Excellent registered nurses do not always make excellent telephone triage nurses. Imagine a patient complaining of a leg ulcer. The office nurse sees the redness around the wound, smells the odor emitted from the ulcer, feels the lower extremity is warmer than the surrounding areas, and hears the mild shortness of breath that the patient is experiencing. Now imagine assessing that same patient with a blindfold. That is the work of the RN telephone triage nurse: providing telephonic care without the ability to directly see, hear, smell, or touch the patient. These nurses acquire unique assessment and communication skills to elicit these same symptoms. How do you determine who has mastered these skills? It is difficult to ascertain these distinctive skills when interviewing candidates for a telephone triage position. When candidates are hired and are unable to perform essential triage competencies, patient safety is jeopardized and healthcare costs are increased due to nurse turnover. Research indicates that nurse turnover can result in an increase of six percent of a total operational budget. Hiring the best candidate reduces this increased cost while improving nurse retention and ensuring quality care for patients.
Selecting the proficient RN triage nurse is a topic that is consistently questioned by telehealth nurse managers. Qualities of a competent telephone nurse include, among others, active listening, autonomous decision-making skills, multi-tasking, and problem- solving expertise. These characteristics reflect emotional intelligence and critical thinking which impact decision-making and reasoning abilities. Research states that emotional intelligence is a key to performance because the nurse has awareness of her own feelings that leads to a better understanding of the emotions of others.

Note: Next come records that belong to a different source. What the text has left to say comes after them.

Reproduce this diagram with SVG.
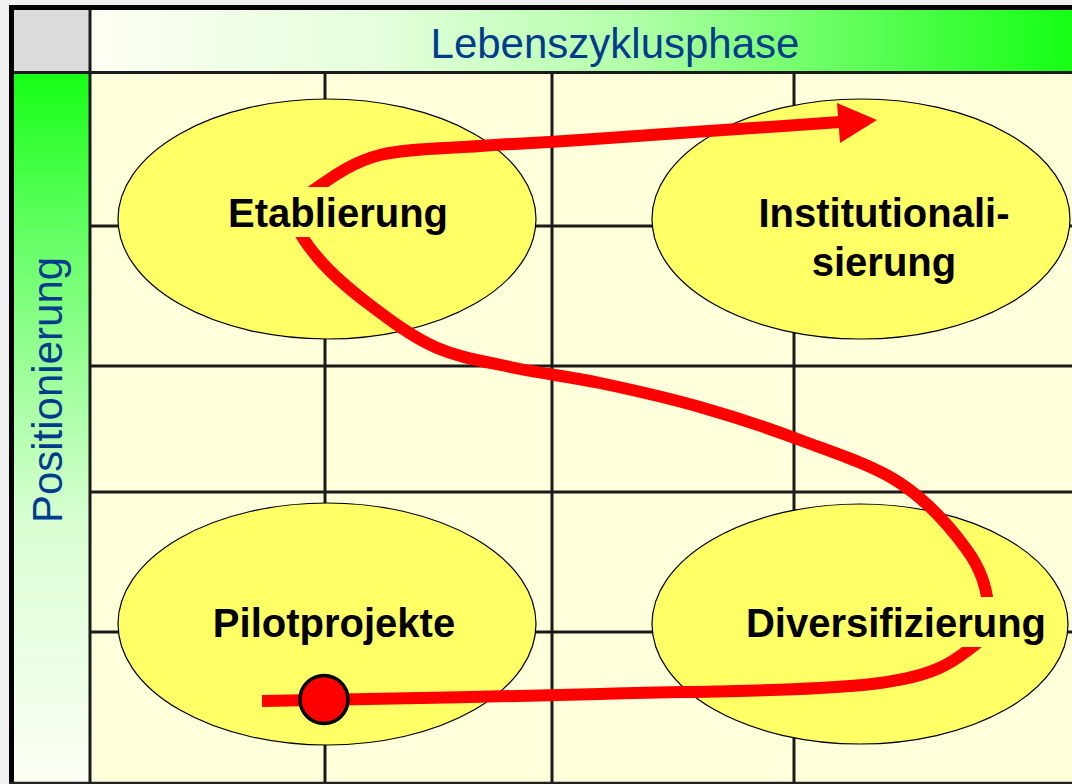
<svg xmlns="http://www.w3.org/2000/svg" width="1072" height="784" viewBox="0 0 1072 784">
  <defs>
    <linearGradient id="hdr" x1="0" y1="0" x2="1" y2="0">
      <stop offset="0" stop-color="#fdfff2"/>
      <stop offset="0.3" stop-color="#e4ffdc"/>
      <stop offset="0.55" stop-color="#b2ffaa"/>
      <stop offset="0.72" stop-color="#76ff6e"/>
      <stop offset="1" stop-color="#14ff14"/>
    </linearGradient>
    <linearGradient id="side" x1="0" y1="0" x2="0" y2="1">
      <stop offset="0" stop-color="#16ff16"/>
      <stop offset="0.235" stop-color="#66ff66"/>
      <stop offset="0.63" stop-color="#d8ffd2"/>
      <stop offset="1" stop-color="#fcfff4"/>
    </linearGradient>
    <style>
      .grid { stroke: #1a1a1a; stroke-width: 3; fill: none; }
      .ell { fill: #ffff66; stroke: #000; stroke-width: 1.2; }
      .lbl { font-family: "Liberation Sans", Arial, sans-serif; font-weight: bold; font-size: 40px; fill: #000; text-anchor: middle; }
      .hd { font-family: "Liberation Sans", Arial, sans-serif; font-size: 42px; fill: #003c8c; text-anchor: middle; }
      .bg { fill: #ffff66; }
    </style>
  </defs>

  <rect x="0" y="0" width="1072" height="784" fill="#f0f0f0"/>

  <g id="frame">
    <rect x="14" y="10" width="76" height="63" fill="#dcdcdc"/>
    <rect x="90" y="10" width="982" height="63" fill="url(#hdr)"/>
    <rect x="14" y="73" width="76" height="709" fill="url(#side)"/>
    <rect x="90" y="73" width="982" height="709" fill="#ffffdc"/>
    <line x1="9" y1="7.5" x2="1072" y2="7.5" stroke="#000" stroke-width="5"/>
    <line x1="11.5" y1="5" x2="11.5" y2="784" stroke="#000" stroke-width="5"/>
    <line x1="9" y1="783" x2="1072" y2="783" stroke="#222" stroke-width="2.5"/>
    <line x1="14" y1="72.5" x2="1072" y2="72.5" stroke="#1a1a1a" stroke-width="3"/>
    <line x1="90" y1="10" x2="90" y2="782" stroke="#1a1a1a" stroke-width="3"/>
  </g>

  <g id="grid">
    <line class="grid" x1="325" y1="73" x2="325" y2="782"/>
    <line class="grid" x1="552" y1="73" x2="552" y2="782"/>
    <line class="grid" x1="794" y1="73" x2="794" y2="782"/>
    <line class="grid" x1="90" y1="226" x2="1072" y2="226"/>
    <line class="grid" x1="90" y1="366" x2="1072" y2="366"/>
    <line class="grid" x1="90" y1="492" x2="1072" y2="492"/>
    <line class="grid" x1="90" y1="632" x2="1072" y2="632"/>
  </g>

  <g id="header">
    <text class="hd" x="615" y="58">Lebenszyklusphase</text>
  </g>
  <g id="axis">
    <text class="hd" transform="translate(62,390) rotate(-90)" x="0" y="0">Positionierung</text>
  </g>

  <g id="etablierung">
    <ellipse class="ell" cx="327" cy="219" rx="209" ry="120"/>
  </g>
  <g id="institutionalisierung">
    <ellipse class="ell" cx="861" cy="219" rx="209" ry="120"/>
    <text class="lbl" x="884" y="227">Institutionali-</text>
    <text class="lbl" x="884" y="276">sierung</text>
  </g>
  <g id="pilotprojekte">
    <ellipse class="ell" cx="327" cy="624" rx="209" ry="121"/>
    <text class="lbl" x="334" y="637">Pilotprojekte</text>
  </g>
  <g id="diversifizierung">
    <ellipse class="ell" cx="860" cy="624" rx="208" ry="120"/>
  </g>

  <g id="connectors">
    <path d="M262,701 C318.3,699.8 497,697 600,694 C703,691 817.5,691.2 880,683 C942.5,674.8 957,658 975,645 C993,632 989.3,620.8 988,605 C986.7,589.2 981.7,570.3 967,550 C952.3,529.7 927.8,501.3 900,483 C872.2,464.7 833.3,452.7 800,440 C766.7,427.3 733.3,416.5 700,407 C666.7,397.5 631.7,389.7 600,383 C568.3,376.3 537.5,373 510,367 C482.5,361 458.3,357.3 435,347 C411.7,336.7 389.5,319.8 370,305 C350.5,290.2 330.7,273 318,258 C305.3,243 294,226.8 294,215 C294,203.5 303.7,197 318,187 C332.3,177 353,161.8 380,155 C407,148.2 446.7,148.5 480,146 C513.3,143.5 520.5,144 580,140 C639.5,136 794.2,125 840,122" fill="none" stroke="#ff0000" stroke-width="12"/>
    <polygon points="837,103 877,120 840,143" fill="#ff0000"/>
    <circle cx="324" cy="699.5" r="24" fill="#ff0000" stroke="#000" stroke-width="3.5"/>
  </g>

  <g id="etablierung-label">
    <rect class="bg" x="222" y="187" width="232" height="50"/>
    <text class="lbl" x="338" y="227">Etablierung</text>
  </g>
  <g id="diversifizierung-label">
    <rect class="bg" x="742" y="597" width="310" height="50"/>
    <text class="lbl" x="896" y="637">Diversifizierung</text>
  </g>
</svg>
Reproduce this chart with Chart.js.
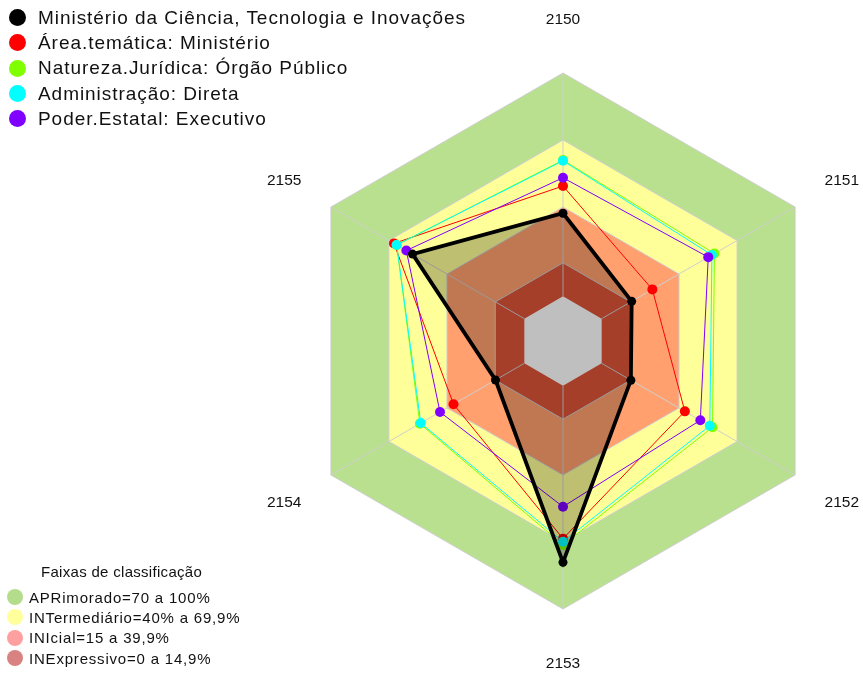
<!DOCTYPE html>
<html lang="pt">
<head>
  <meta charset="UTF-8">
  <title>Radar - Faixas de classificação</title>
  <script src="https://cdn.jsdelivr.net/npm/chart.js"></script>
  <style>
    body { margin: 0; background: #fff; overflow: hidden; font-family: Arial, "Liberation Sans", sans-serif; color: #111; }
    #wrap { position: absolute; left: 0; top: 0; width: 863px; height: 673px; }
    .leg { position: absolute; }
    .row { display: flex; align-items: center; white-space: nowrap; }
    .dot { border-radius: 50%; flex: none; }
    #legTop { left: 9px; top: 5px; font-size: 19px; letter-spacing: 0.95px; }
    #legTop .row { height: 25.3px; }
    #legTop .dot { width: 17px; height: 17px; margin-right: 12px; }
    #legBottom { left: 7px; top: 561px; font-size: 15px; letter-spacing: 0.8px; }
    #legBottom .title { padding-left: 34px; height: 26px; line-height: 22px; letter-spacing: 0.3px; }
    #legBottom .row { height: 20.3px; }
    #legBottom .dot { width: 16px; height: 16px; margin-right: 6px; }
  </style>
</head>
<body>
  <div id="wrap"><canvas id="chart"></canvas></div>
  <div id="legTop" class="leg"></div>
  <div id="legBottom" class="leg"><div class="title">Faixas de classificação</div></div>

  <script>
    // eixos (programas)
    const labels = ['2150', '2151', '2152', '2153', '2154', '2155'];

    // séries
    const seriesNames = [
      'Ministério da Ciência, Tecnologia e Inovações',
      'Área.temática: Ministério',
      'Natureza.Jurídica: Órgão Público',
      'Administração: Direta',
      'Poder.Estatal: Executivo'
    ];
    const seriesColors = ['#000000', '#ff0000', '#80ff00', '#00ffff', '#8000ff'];
    const ministerio       = [37.2, 15.5, 15.1, 79.1, 14.9, 57.8];
    const areaTematica     = [49.4, 26.2, 43.0, 68.5, 36.6, 67.4];
    const naturezaJuridica = [61.0, 58.3, 57.3, 71.3, 54.0, 66.0];
    const administracao    = [60.7, 57.0, 55.9, 69.9, 53.5, 66.0];
    const poderEstatal     = [53.1, 55.1, 51.0, 54.2, 43.6, 61.0];
    const seriesData = [ministerio, areaTematica, naturezaJuridica, administracao, poderEstatal];

    // faixas de classificação
    const bandNames = ['APRimorado=70 a 100%', 'INTermediário=40% a 69,9%', 'INIcial=15 a 39,9%', 'INExpressivo=0 a 14,9%'];
    const bandLimits = [100, 70, 40, 15, 0];
    const bandColors = ['#b8e08e', '#ffff99', '#ffa06e', '#dd5438', '#ffffff'];
    const bandLegendColors = ['#b3dd8a', '#ffff9c', '#ffa0a0', '#d88282'];

    const SCALE_MIN = -20, SCALE_MAX = 100;

    // legendas em HTML
    const legTop = document.getElementById('legTop');
    seriesNames.forEach((name, i) => {
      const row = document.createElement('div');
      row.className = 'row';
      row.innerHTML = `<span class="dot" style="background:${seriesColors[i]}"></span><span>${name}</span>`;
      legTop.appendChild(row);
    });
    const legBottom = document.getElementById('legBottom');
    bandNames.forEach((name, i) => {
      const row = document.createElement('div');
      row.className = 'row';
      row.innerHTML = `<span class="dot" style="background:${bandLegendColors[i]}"></span><span>${name}</span>`;
      legBottom.appendChild(row);
    });

    const datasets = [];
    const drawOrder = [0, 4, 3, 2, 1]; // preto por cima
    seriesData.forEach((data, i) => {
      const black = i === 0;
      datasets.push({
        label: seriesNames[i],
        data: data,
        borderColor: seriesColors[i],
        backgroundColor: black ? 'rgba(0,0,0,0.25)' : seriesColors[i],
        fill: black ? 'start' : false,
        borderWidth: black ? 3.8 : 1,
        pointRadius: black ? 4.5 : 5,
        pointBorderWidth: 0,
        pointBackgroundColor: seriesColors[i],
        order: drawOrder[i]
      });
    });
    bandLimits.forEach((lim, i) => {
      datasets.push({
        label: 'faixa ' + lim,
        data: labels.map(() => lim),
        borderColor: lim === 0 ? 'rgba(0,0,0,0)' : '#cfcfcf',
        borderWidth: 1,
        backgroundColor: bandColors[i],
        fill: 'start',
        pointRadius: 0,
        order: 10 + (bandLimits.length - i)
      });
    });
    const centerIndex = datasets.length - 1;

    // raios e rótulos dos eixos
    const spokes = {
      id: 'spokes',
      afterDatasetDraw(chart, args) {
        if (args.index !== centerIndex) return;
        const r = chart.scales.r, ctx = chart.ctx;
        ctx.save();
        ctx.strokeStyle = '#cfcfcf';
        ctx.lineWidth = 1;
        labels.forEach((_, i) => {
          const a = r.getPointPositionForValue(i, 0);
          const b = r.getPointPositionForValue(i, SCALE_MAX);
          ctx.beginPath();
          ctx.moveTo(a.x, a.y);
          ctx.lineTo(b.x, b.y);
          ctx.stroke();
        });
        ctx.restore();
      },
      afterDraw(chart) {
        const r = chart.scales.r, ctx = chart.ctx;
        ctx.save();
        ctx.font = '15.5px Arial, "Liberation Sans", sans-serif';
        ctx.fillStyle = '#111';
        ctx.textAlign = 'center';
        ctx.textBaseline = 'middle';
        labels.forEach((lab, i) => {
          const p = r.getPointPosition(i, r.drawingArea + 54);
          ctx.fillText(lab, p.x, p.y + 1);
        });
        ctx.restore();
      }
    };

    new Chart(document.getElementById('chart'), {
      type: 'radar',
      data: { labels: labels, datasets: datasets },
      options: {
        responsive: true,
        maintainAspectRatio: false,
        animation: false,
        events: [],
        layout: { padding: { left: 295, right: 32, top: 73, bottom: 64 } },
        elements: { line: { tension: 0 } },
        scales: {
          r: {
            min: SCALE_MIN,
            max: SCALE_MAX,
            ticks: { display: false },
            grid: { display: false },
            angleLines: { display: false },
            pointLabels: { display: false }
          }
        },
        plugins: {
          legend: { display: false },
          tooltip: { enabled: false }
        }
      },
      plugins: [spokes]
    });
  </script>
</body>
</html>
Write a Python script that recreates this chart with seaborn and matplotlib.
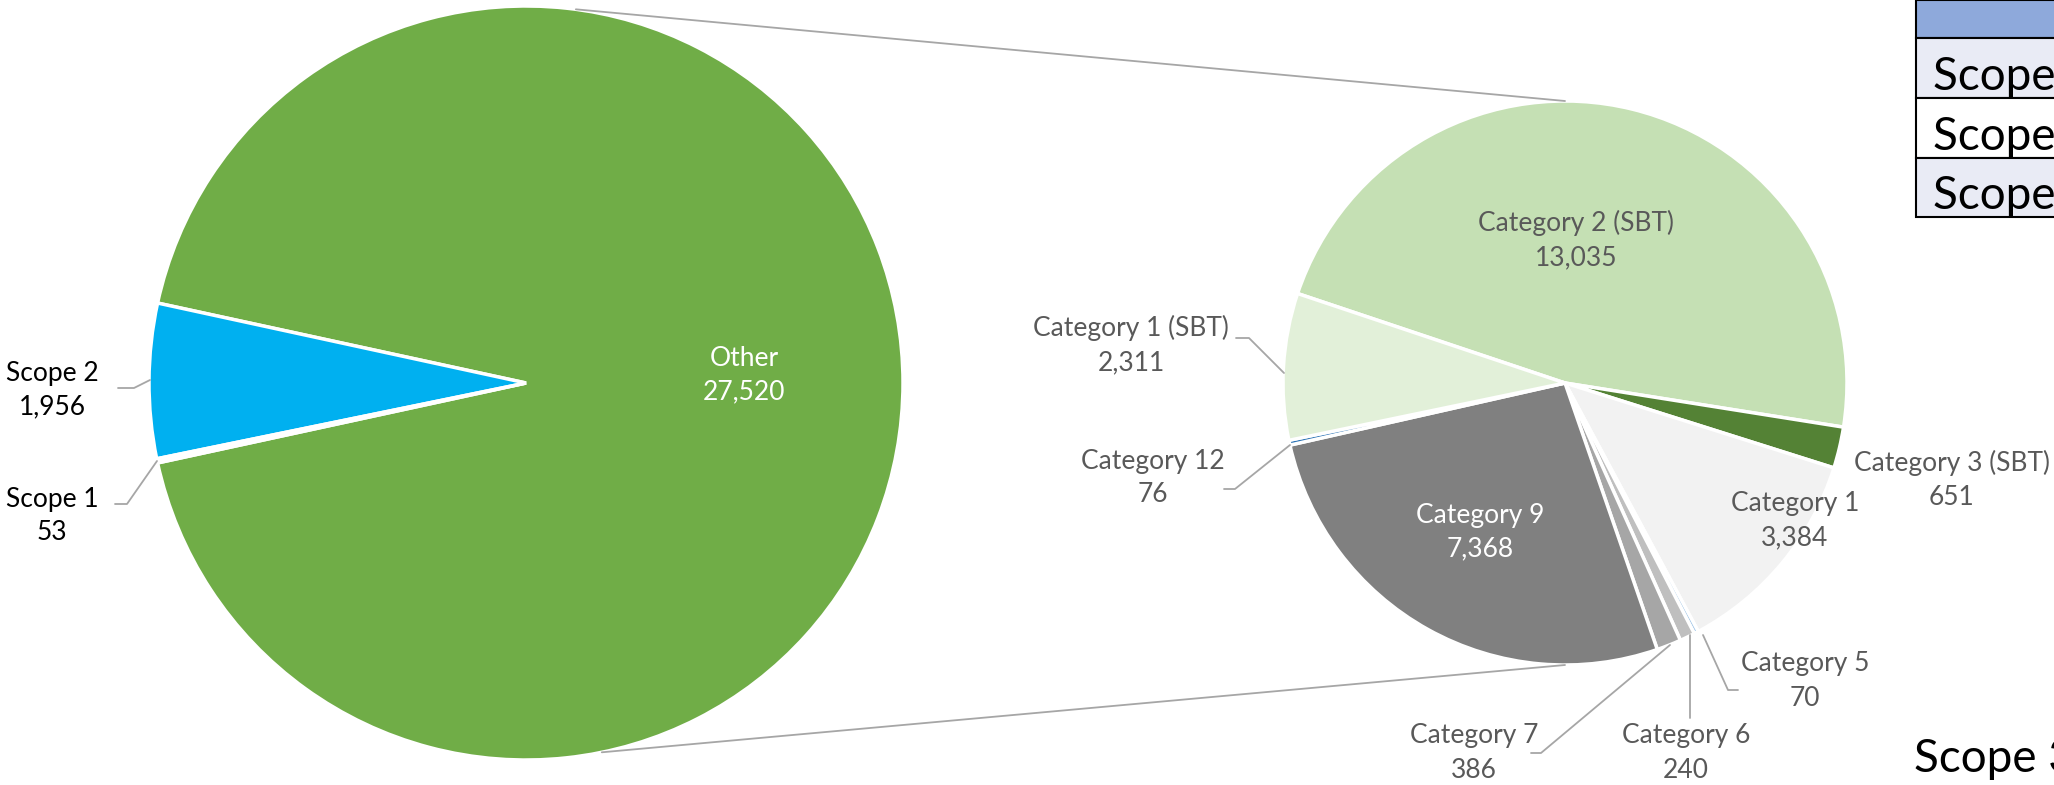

Nurses who exhibit high levels of emotional intelligence demonstrate empathy, provide feedback, view criticism as a growth opportunity, and pause before speaking, resulting in effective communication. Critical-thinking skills allow nurses to analyze critical situations, excel in decision-making, formulate creative options to problems, and remain open-minded to see all aspects of a situation.
This poster presentation provides an interview format that supports nurse managers in finding the best telephone triage candidate. The interview begins with reviewing the resume for attention to detail and documentation clarity. Job history reveals dependability and experience to include a minimum of 3-5 years in acute care and ambulatory care nursing preferably in an autonomous environment. The interview includes the first phone call to the candidate revealing voice tone and telephone etiquette. At the face-to-face interview, the candidate is asked to draw a picture of teamwork which exhibits critical-thinking skills. Specific behavioral questions that embrace emotional intelligence and critical-thinking aptitude are asked, and information, such as orientation is omitted to determine a questioning attitude.
Does the interview process make that much of a difference in selecting excellent RN Telephone triage nurses? Absolutely. Nurses hired using these interviewing techniques are patient-focused and great collaborators, handle frequent stressful situations, and formulate high-quality dispositions providing safe nursing care while displaying empathy: a win for the nurse and the patient!